I have a CSV file with the following data:
bel.lez.za;bellézza
e.la.bo.ra.re;elaboràre
a.li.an.te;alïante
u.mi.do;ùmido
the first value is the word divided in syllables and the second is for the stress.
I’d like to merge the the two info and obtain the following output:
bel.léz.za
e.la.bo.rà.re
a.lï.an.te
ù.mi.do
I computed the position of the stressed vowel and tried to substitute the same unstressed vowel in the first value, but full stops make indexing difficult. Is there a way to tell python to ignore full stops while counting? or is there an easier way to perform it? Thx
After splitting the two values for each line I computed the position of the stressed vowels:
char_list=['ò','à','ù','ì','è','é','ï']
for character in char_list:
if character in value[1]:
position_of_stressed_vowel=value[1].index(character)
>Solution :
I’d suggest merging/aligning the two forms in parallel instead of trying to substitute things via indexing. The idea is to iterate through the plain form and take out one character from the accented form for every character from the plain form, keeping dots as they are.

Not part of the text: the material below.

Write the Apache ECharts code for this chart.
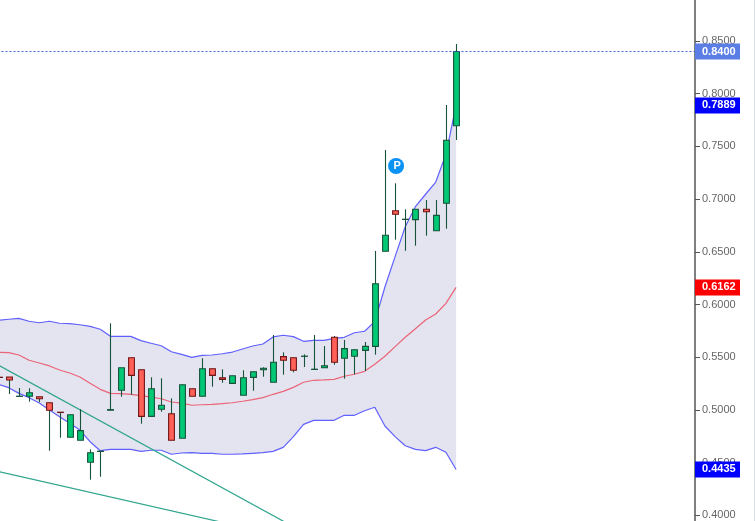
<!DOCTYPE html>
<html>
<head>
<meta charset="utf-8">
<style>html,body{margin:0;padding:0;background:#fff}#chart{width:755px;height:521px}</style>
<script src="https://cdn.jsdelivr.net/npm/echarts@6/dist/echarts.min.js"></script>
</head>
<body>
<div id="chart"></div>
<script>
// Daily candles: [open, close, low, high]
const candles = [
  [.5310,.5308,.5308,.5310],[.5312,.5284,.5151,.5312],[.5128,.5130,.5128,.5208],[.5129,.5163,.5078,.5205],
  [.5125,.5106,.5075,.5125],[.5068,.4996,.4613,.5068],[.4978,.4976,.4736,.4978],[.4740,.4954,.4740,.4954],
  [.4712,.4803,.4712,.5006],[.4503,.4594,.4338,.4626],[.4606,.4608,.4366,.4608],[.4997,.5003,.4997,.5822],
  [.5186,.5400,.5125,.5400],[.5495,.5328,.5144,.5495],[.5381,.4939,.4869,.5381],[.4939,.5201,.4939,.5309],
  [.5006,.5044,.4983,.5300],[.4964,.4712,.4712,.5110],[.4731,.5239,.4731,.5239],[.5201,.5129,.5129,.5201],
  [.5129,.5391,.5129,.5490],[.5391,.5328,.5220,.5391],[.5305,.5290,.5258,.5385],[.5252,.5324,.5252,.5324],
  [.5139,.5305,.5139,.5376],[.5309,.5362,.5182,.5362],[.5381,.5395,.5315,.5404],[.5262,.5452,.5262,.5711],
  [.5505,.5471,.5334,.5546],[.5495,.5376,.5357,.5495],[.5508,.5510,.5407,.5527],[.5384,.5386,.5384,.5711],
  [.5400,.5419,.5400,.5606],[.5689,.5452,.5429,.5701],[.5490,.5581,.5296,.5663],[.5509,.5571,.5338,.5571],
  [.5565,.5603,.5369,.5644],[.5603,.6197,.5524,.6508],[.6505,.6657,.6505,.7466],[.6890,.6856,.6615,.7150],
  [.6807,.6809,.6510,.6903],[.6805,.6903,.6558,.6903],[.6903,.6880,.6653,.6991],[.6700,.6846,.6700,.6991],
  [.6960,.7558,.6719,.7893],[.7696,.8400,.7561,.8472]
];

// Bollinger bands
const upperBand = [
  .5850,.5860,.5869,.5841,.5827,.5841,.5822,.5818,.5808,.5793,.5765,.5698,
  .5698,.5698,.5657,.5632,.5609,.5552,.5527,.5499,.5518,.5521,.5533,.5549,
  .5578,.5606,.5625,.5692,.5708,.5695,.5651,.5660,.5660,.5679,.5689,.5732,
  .5746,.5837,.6166,.6454,.6738,.6928,.7046,.7162,.7424,.7889
];
const middleBand = [
  .5546,.5543,.5521,.5471,.5445,.5417,.5379,.5350,.5312,.5252,.5195,.5157,
  .5154,.5148,.5135,.5122,.5106,.5075,.5065,.5044,.5049,.5053,.5059,.5068,
  .5082,.5097,.5116,.5148,.5176,.5214,.5262,.5281,.5284,.5290,.5319,.5338,
  .5366,.5433,.5509,.5600,.5689,.5770,.5853,.5910,.6011,.6162
];
const lowerBand = [
  .5243,.5211,.5157,.5116,.5065,.4999,.4935,.4873,.4809,.4698,.4613,.4626,
  .4626,.4626,.4607,.4617,.4617,.4579,.4591,.4594,.4588,.4588,.4579,.4579,
  .4582,.4588,.4594,.4607,.4645,.4746,.4863,.4901,.4901,.4901,.4949,.4949,
  .4992,.5025,.4847,.4746,.4660,.4626,.4613,.4645,.4598,.4435
];

// Hand-drawn trend lines: [slot, value] end points
const trendUpper = [[0, .5424], [31, .3786]];
const trendLower = [[0, .4416], [25, .3867]];

// Pattern marker and price tags
const patternMarker = [[39, .7314]];
const lastPrice = .8400;
const priceTags = [
  { value: .8400, color: '#5a7de6' },
  { value: .7889, color: '#0000ff' },
  { value: .6162, color: '#ff0000' },
  { value: .4435, color: '#0000ff' }
];

const slotCount = 69;
const slots = Array.from({ length: slotCount }, (_, i) => String(i));
const bandWidth = upperBand.map((v, i) => +(v - lowerBand[i]).toFixed(4));
const candleRows = candles.map((c, i) => [i, ...c]);

const bandBlue = 'rgba(80,80,255,0.9)';
const wickColor = '#17523a';
const fontFamily = '"Liberation Sans", Arial, sans-serif';

const tagLines = priceTags.map(t => ({
  yAxis: t.value,
  lineStyle: t.value === lastPrice
    ? { color: '#3f5fd0', type: [2, 2], width: 1 }
    : { color: 'transparent' },
  label: {
    show: true,
    position: 'end',
    distance: 0,
    formatter: t.value.toFixed(4),
    color: '#fff',
    fontFamily,
    fontSize: 11,
    fontWeight: 'bold',
    backgroundColor: t.color,
    width: 38,
    height: 15,
    lineHeight: 15,
    align: 'left',
    padding: [1, 0, 0, 7]
  }
}));

// Wicks stay dark green on every candle; only the body changes with direction.
function renderCandle(params, api) {
  const i = api.value(0);
  const open = api.value(1), close = api.value(2), low = api.value(3), high = api.value(4);
  const cx = Math.round(api.coord([i, open])[0]) + 0.5;
  const yOpen = api.coord([i, open])[1], yClose = api.coord([i, close])[1];
  const yLow = api.coord([i, low])[1], yHigh = api.coord([i, high])[1];
  const up = close >= open;
  const top = Math.min(yOpen, yClose);
  const h = Math.abs(yOpen - yClose);
  return {
    type: 'group',
    children: [
      {
        type: 'line',
        shape: { x1: cx, y1: yHigh, x2: cx, y2: yLow },
        style: { stroke: wickColor, lineWidth: 1.1 }
      },
      {
        type: 'rect',
        shape: { x: cx - 2.9, y: top, width: 5.8, height: h },
        style: {
          fill: up ? '#00c875' : '#ff6159',
          stroke: up ? wickColor : '#6e1414',
          lineWidth: 1.1
        }
      }
    ]
  };
}

const chart = echarts.init(document.getElementById('chart'), null, { renderer: 'canvas' });
chart.setOption({
  animation: false,
  backgroundColor: '#ffffff',
  grid: { left: -6.5, top: -11.7, width: 701.5, height: 579.7, containLabel: false, outerBoundsMode: 'none' },
  xAxis: { type: 'category', data: slots, show: false, boundaryGap: true },
  yAxis: {
    type: 'value',
    position: 'right',
    min: 0.35,
    max: 0.90,
    interval: 0.05,
    scale: true,
    splitLine: { show: false },
    axisLine: { show: true, onZero: false, lineStyle: { color: '#555', width: 1.5 } },
    axisTick: { show: true, length: 5, lineStyle: { color: '#555' } },
    axisLabel: {
      color: '#666',
      fontFamily,
      fontSize: 11,
      margin: 7,
      padding: [2, 0, 0, 0],
      formatter: v => v.toFixed(4)
    }
  },
  graphic: [{
    type: 'rect',
    shape: { x: 754, y: 0, width: 1, height: 521 },
    style: { fill: '#d9dfe6' }
  }],
  series: [
    {
      name: 'Lower', type: 'line', stack: 'band', data: lowerBand, symbol: 'none', z: 2,
      lineStyle: { color: bandBlue, width: 1.2 }
    },
    {
      name: 'Band', type: 'line', stack: 'band', data: bandWidth, symbol: 'none', z: 1,
      lineStyle: { color: bandBlue, width: 1.2 },
      areaStyle: { color: '#e4e4f0', opacity: 1 }
    },
    {
      name: 'Middle', type: 'line', data: middleBand, symbol: 'none', z: 2,
      lineStyle: { color: 'rgba(235,85,105,0.9)', width: 1.2 },
      markLine: {
        silent: true,
        symbol: 'none',
        precision: 4,
        animation: false,
        data: tagLines
      }
    },
    {
      name: 'Trend A', type: 'line', data: trendUpper, symbol: 'none', z: 3,
      lineStyle: { color: '#2fa58e', width: 1.2 }
    },
    {
      name: 'Trend B', type: 'line', data: trendLower, symbol: 'none', z: 3,
      lineStyle: { color: '#2fa58e', width: 1.2 }
    },
    {
      name: 'Price', type: 'custom', data: candleRows, renderItem: renderCandle, z: 4, clip: true,
      encode: { x: 0, y: [1, 2, 3, 4] }
    },
    {
      name: 'Pattern', type: 'scatter', data: patternMarker, symbol: 'circle', symbolSize: 16,
      symbolOffset: [1, 0], z: 6,
      itemStyle: { color: '#0a93f5', opacity: 1 },
      label: {
        show: true, position: 'inside', offset: [1, 0], formatter: 'P', color: '#fff',
        fontFamily, fontSize: 11, fontWeight: 'bold'
      }
    }
  ]
});
</script>
</body>
</html>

(Or perhaps, the idea is to add the dots to the accented form instead of adding the accented characters to the syllabified form.)
def merge_accents(plain, accented):
output = ""
acc_chars = iter(accented)
for char in plain:
if char == ".":
output += char
else:
output += next(acc_chars)
return output
Test:
data = [['bel.lez.za', 'bellézza'],
['e.la.bo.ra.re', 'elaboràre'],
['a.li.an.te', 'alïante'],
['u.mi.do', 'ùmido']]
# Returns
# bel.léz.za
# e.la.bo.rà.re
# a.lï.an.te
# ù.mi.do
for plain, accented in data:
print(merge_accents(plain, accented))